In the summer of 1970, a young American musician named Brian Cullman was invited to play at Les Cousins, a legendary folk club in London’s Soho district. His own performance was forgettable, he later admitted. But he never forgot the strange set Nick Drake played just after him:

His shyness and awkwardness were almost transcendent. A tall man, his clothes—black corduroy jacket and pants, frayed white shirt—hung around him like bedclothes after a particularly bad night’s sleep. He sat on a small stool, hunched tight over a tiny Guild guitar, beginning songs and, halfway through, forgetting where he was and stumbling back to the start of that song, or beginning an entirely different song which he would then abandon mid-way through if he remembered the remainder of the first. He sang away from the microphone, mumbled and whispered, all with a sense of precariousness and doom. It was like being at the bedside of a dying man who wants to tell you a secret, but who keeps changing his mind at the last minute.

It’s been 40 years since Drake died on November 25, 1974, after overdosing on antidepressants in his childhood bedroom. He was 26 years old and he’d already stopped playing live shows. Cullman’s account hints at why: Drake was a brilliant musician, but he never had enough confidence or charisma to hold an audience’s attention.

Even the people who knew him the best haven’t been able to offer much insight into who he really was. When Live Aid producer Trevor Dunn set out to write the biography Darker Than the Deepest Sea: The Search for Nick Drake, he interviewed just about everyone who had any meaningful relationship with the singer. Drake’s childhood friends remembered him as a well-behaved boy from a good family. His Cambridge advisor described him as an underachiever who smoked too much weed. He never had a real girlfriend (or a boyfriend, for that matter), and the friends who spent a year living with him in France looked back on him as a fairly unremarkable guy. They liked hearing him play guitar at night, but it never occurred to them that he might be a star someday.

Once Drake started making albums, reviewers weren’t sure what to say about them. He had talent, but his songs were hard to pin down, too jazzy to be folk and too folky to be jazz. Some were so loaded down with horns and strings that they sounded like lounge music. Others—especially on his final album, Pink Moon—could have been recorded in his bedroom, with nothing more than his shy voice and acoustic guitar.

His lyrics were dark and portentous, about black-eyed dogs and things behind the sun and loved ones buried under the sand. “The more you listen to Drake,” wrote Mark Plummer in a May 1972 issue of Melody Maker, “the more compelling his music becomes—but all the time it hides from you … It could be that Nick Drake does not exist at all.”

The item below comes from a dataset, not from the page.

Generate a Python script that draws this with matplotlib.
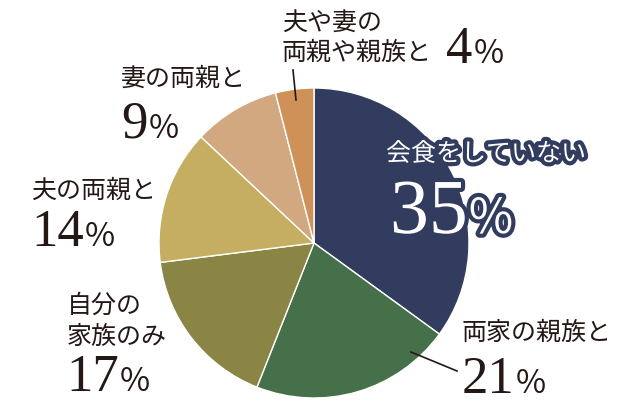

How did such an elusive character become famous, decades after his death? During the 1970s and 1980s, he had a small following, mostly in England. (The Cure is said to have taken its name from a Nick Drake line about “a troubled cure for a troubled mind.”) Then, in 1999, the title track from Pink Moon found its way into a Volkswagen Cabriolet commercial. It was the first VW ad to ever appear on the Internet (this was several years before YouTube), and online viewers were given the option to download the music. For the first time ever, a Nick Drake song made it onto the Billboard Hot 100.

Because this was the Napster era, a new generation of Nick Drake fans soon began swapping his songs on a massive scale—the three official albums and a number of unreleased tracks, including an intimate monologue he recorded while watching the sun come up. The chronic shyness and mental illness that made it hard for Drake to compete with 1970s showmen like Elton John and David Bowie didn’t matter when his songs were being pulled one by one out of the ether and played late at night in a dorm room.

During the early 2000s, Drake’s songs started showing up on the soundtracks of quirky, youthful films like The Royal Tenenbaums, Serendipity, and Garden State. Grammy winner Norah Jones covered “Day Is Done.” Island Records released Made to Love Magic, an album of outtakes and remixes that sold far better than any of Drake’s records ever did during his lifetime.

By that time, it was easy to forget that Nick Drake had ever been an actual person. It didn’t make a difference that he’d been an utter failure onstage, that he’d never had his Lizard King moment or played “The Star Spangled Banner” at Woodstock. Nobody minded that he’d never been on television and let out a final, unforgettable howl. The stories that turn dead musicians into legends can also keep them just out of reach, like exhibits in a glass case.

There’s no glass case around Drake. It’s easy to listen to a song like “Know” and imagine that he’s singing directly from the grave: “Know that I love you / Know I don’t care / Know that I see you / Know I’m not there.” As far as today’s fans are concerned, Nick Drake was never really there. That’s why he is everywhere.